As anyone knows who has even remotely followed the music industry over the past several years, the music labels are hurting ... and hurting badly. They are in a desperate search to develop new business models and revenue streams to replace the plunge in CD sales -- down 45% since 2000. We are talking billions and billions of dollars here -- simply gone. While the pervasive nature of music has exponentially grown during those years (i.e., consumers can find music literally everywhere over the Internet), the music labels' ability to monetize their content has fallen off a cliff.
That's why Warner Music has pulled its content from YouTube, as I reported yesterday. Music videos -- and the growing market for them on the Internet -- presents one "brightening" spot for the labels as the number (and size) of legitimate music-related sites grows.

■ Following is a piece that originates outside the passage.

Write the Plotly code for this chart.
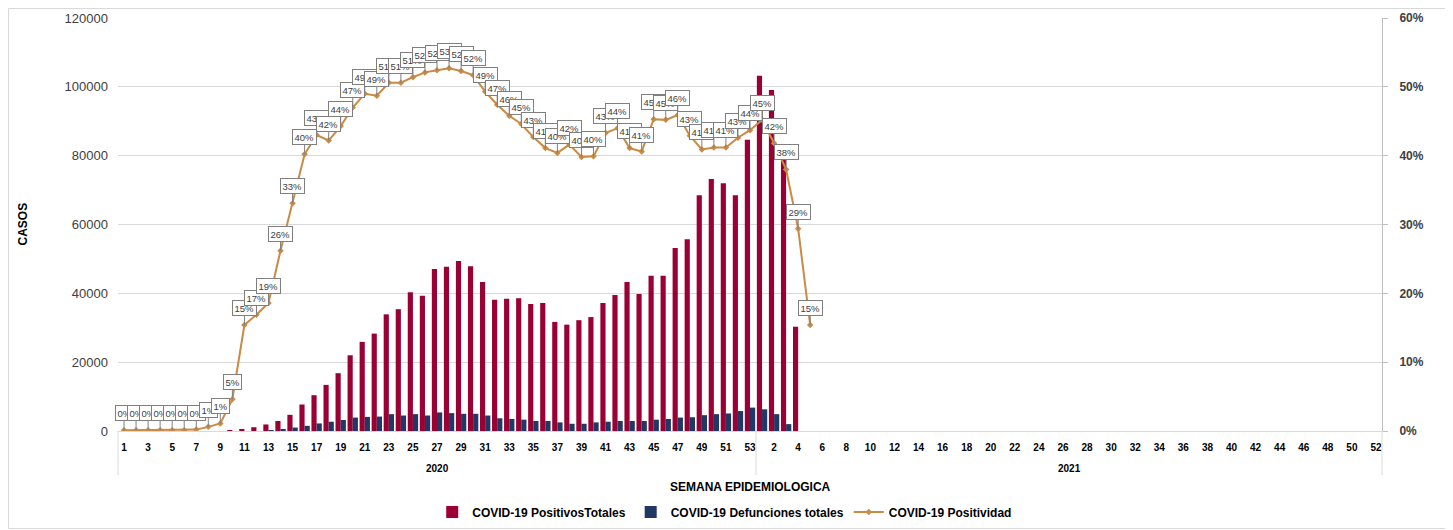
import plotly.graph_objects as go

weeks_2020 = list(range(1, 54))
weeks_2021 = list(range(1, 53))

positivos_2020 = [0, 0, 0, 0, 0, 0, 0, 0, 0, 150, 400, 1100, 1900, 2900, 4700, 7700, 10400, 13400,
                  16800, 22000, 25900, 28300, 33900, 35400, 40300, 39300, 47100, 47700, 49400, 47900,
                  43300, 38100, 38400, 38600, 36900, 37200, 31700, 30900, 32200, 33100, 37200, 39500,
                  43300, 39800, 45100, 45100, 53200, 55700, 68500, 73200, 72000, 68500, 84600]
positivos_2021 = [103200, 99100, 79000, 30300]

defunciones_2020 = [0, 0, 0, 0, 0, 0, 0, 0, 0, 0, 0, 0, 200, 600, 1000, 1500, 2200, 2700, 3200, 3900,
                    4100, 4200, 4900, 4500, 4900, 4500, 5400, 5200, 5000, 5000, 4500, 3700, 3500, 3300,
                    2900, 2900, 2500, 2100, 2100, 2500, 2700, 2900, 2900, 2900, 3300, 3500, 3900, 4000,
                    4600, 4900, 5100, 5800, 6800]
defunciones_2021 = [6300, 4900, 2000]

positividad_2020 = [0.1, 0.1, 0.1, 0.1, 0.1, 0.1, 0.2, 0.6, 1.1, 4.6, 15.4, 16.9, 18.6, 26.2, 33.1,
                    40.2, 43.0, 42.2, 44.3, 47.0, 49.0, 48.7, 50.6, 50.6, 51.4, 52.1, 52.4, 52.7, 52.3,
                    51.7, 49.3, 47.4, 45.8, 44.6, 42.7, 41.1, 40.4, 41.6, 39.8, 39.9, 43.3, 44.0, 41.1,
                    40.6, 45.3, 45.2, 45.9, 42.9, 40.9, 41.2, 41.2, 42.6, 43.7]
positividad_2021 = [45.2, 41.8, 38.0, 29.4, 15.4]

y_ticks_left = [0, 20000, 40000, 60000, 80000, 100000, 120000]
y_ticks_right = [0, 10, 20, 30, 40, 50, 60]

RED = "#9B0034"
NAVY = "#203864"
ORANGE = "#C98A43"
FONT = "Liberation Sans, Arial, sans-serif"

# page body has an 8px margin; size the figure so it fits the 1453x530 window
OFF = 8
W, H = 1453 - OFF, 530 - OFF
ML, MR, MT, MB = 118 - OFF, 71, 18 - OFF, 99
PW, PH = W - ML - MR, H - MT - MB
PLOT_BOTTOM = 431  # screen row of the x axis

cats = [f"2020-{w}" for w in weeks_2020] + [f"2021-{w}" for w in weeks_2021]
week_labels = [str(w) for w in weeks_2020] + [str(w) for w in weeks_2021]
n = len(cats)

def pad(vals):
    return vals + [None] * (len(weeks_2021) - len(vals))

pos = positivos_2020 + pad(positivos_2021)
dfn = defunciones_2020 + pad(defunciones_2021)
ptv = positividad_2020 + pad(positividad_2021)

fig = go.Figure()
fig.add_trace(go.Bar(x=cats, y=pos, name="COVID-19 PositivosTotales", marker_color=RED,
                     marker_line_width=0))
fig.add_trace(go.Bar(x=cats, y=dfn, name="COVID-19 Defunciones totales", marker_color=NAVY,
                     marker_line_width=0))
fig.add_trace(go.Scatter(x=cats, y=ptv, name="COVID-19 Positividad", yaxis="y2",
                         mode="lines+markers", line=dict(color=ORANGE, width=2),
                         marker=dict(symbol="diamond", size=5, color=ORANGE)))

annotations = []
for c, v in zip(cats, ptv):
    if v is None:
        continue
    annotations.append(dict(x=c, y=v, xref="x", yref="y2", text=f"{v:.0f}%",
                            showarrow=True, arrowhead=0, arrowwidth=1, arrowcolor="#808080",
                            ax=0, ay=-17, standoff=0,
                            bgcolor="white", bordercolor="#7F7F7F", borderwidth=1, borderpad=1.5,
                            font=dict(family=FONT, size=9.5, color="#404040")))

def py(pix):
    """paper y for a screen pixel row"""
    return (PLOT_BOTTOM - pix) / PH

def px(pix):
    """paper x for a screen pixel column"""
    return (pix - (ML + OFF)) / PW

frac2020 = len(weeks_2020) / n
common = dict(xref="paper", yref="paper", showarrow=False, xanchor="center", yanchor="middle")
annotations.append(dict(x=frac2020 / 2, y=py(468), text="<b>2020</b>",
                        font=dict(family=FONT, size=10, color="#000000"), **common))
annotations.append(dict(x=frac2020 + (1 - frac2020) / 2, y=py(468), text="<b>2021</b>",
                        font=dict(family=FONT, size=10, color="#000000"), **common))
annotations.append(dict(x=0.5, y=py(487), text="<b>SEMANA EPIDEMIOLOGICA</b>",
                        font=dict(family=FONT, size=12, color="#000000"), **common))
annotations.append(dict(x=px(22), y=0.5, text="<b>CASOS</b>", textangle=-90,
                        font=dict(family=FONT, size=12, color="#000000"), **common))

shapes = []
for xp in [0, frac2020, 1]:
    shapes.append(dict(type="line", xref="paper", yref="paper", x0=xp, x1=xp, y0=0, y1=py(475),
                       line=dict(color="#D9D9D9", width=1)))
# outer chart border (at figure edges)
shapes.append(dict(type="rect", xref="paper", yref="paper",
                   x0=(0.5 - ML) / PW, x1=(W - 1.5 - ML) / PW,
                   y0=-(MB - 1.5) / PH, y1=1 + (MT - 0.5) / PH,
                   line=dict(color="#D9D9D9", width=1)))

fig.update_layout(
    width=W, height=H,
    margin=dict(l=ML, r=MR, t=MT, b=MB, autoexpand=False),
    paper_bgcolor="white", plot_bgcolor="white",
    barmode="group", bargap=0.14, bargroupgap=0,
    font=dict(family=FONT, color="#404040"),
    showlegend=True,
    legend=dict(orientation="h", x=0.48, xanchor="center", y=py(512), yanchor="middle",
                font=dict(family=FONT, size=12, color="#000000", weight="bold"), itemwidth=30,
                traceorder="normal"),
    xaxis=dict(type="category", categoryorder="array", categoryarray=cats,
               range=[-0.5, n - 0.5], automargin=False,
               tickmode="array", tickvals=cats[::2], ticktext=week_labels[::2],
               tickangle=0, ticklabelstandoff=7,
               tickfont=dict(family=FONT, size=10, color="#000000", weight="bold"),
               showgrid=False, showline=True, linecolor="#D9D9D9", linewidth=1,
               ticks="", zeroline=False),
    yaxis=dict(range=[0, 120000], tickvals=y_ticks_left, automargin=False,
               ticktext=[str(v) for v in y_ticks_left],
               showgrid=True, gridcolor="#D9D9D9", gridwidth=1, zeroline=False,
               showline=False, ticks="", ticklabelstandoff=9,
               tickfont=dict(family=FONT, size=13, color="#404040")),
    yaxis2=dict(range=[0, 60], overlaying="y", side="right", tickvals=y_ticks_right,
                automargin=False,
                ticktext=[f"{v}%" for v in y_ticks_right],
                showgrid=False, zeroline=False, showline=True, linecolor="#BFBFBF", linewidth=1,
                ticks="outside", ticklen=5, tickcolor="#BFBFBF", ticklabelstandoff=9,
                tickfont=dict(family=FONT, size=12, color="#404040", weight="bold")),
    annotations=annotations,
    shapes=shapes,
)

fig.write_html("out.html")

Just a few years ago, the labels generated essentially $0 from the online distribution of music videos. Now, that number is closer to $300 million. That is a drop in the bucket, of course, when billions and billions of dollars have been lost (and when the bleeding of the labels' major revenue streams continues unabated). But, you can imagine -- the labels are understandably desperate to keep (and grow) what they have. And, Warner Music has taken its draconian steps to pull its content from YouTube because YouTube -- in the midst of its licensing renegotiations -- is refusing to pay the label what Warner Music believes its content is worth.
The parties will, of course, reach an amicable agreement ... and this will happen sooner rather than later. YouTube needs the content from one of the few original and remaining major music labels (and the company also needs to be "legitimate"), and Warner Bros. needs the revenues ... badly.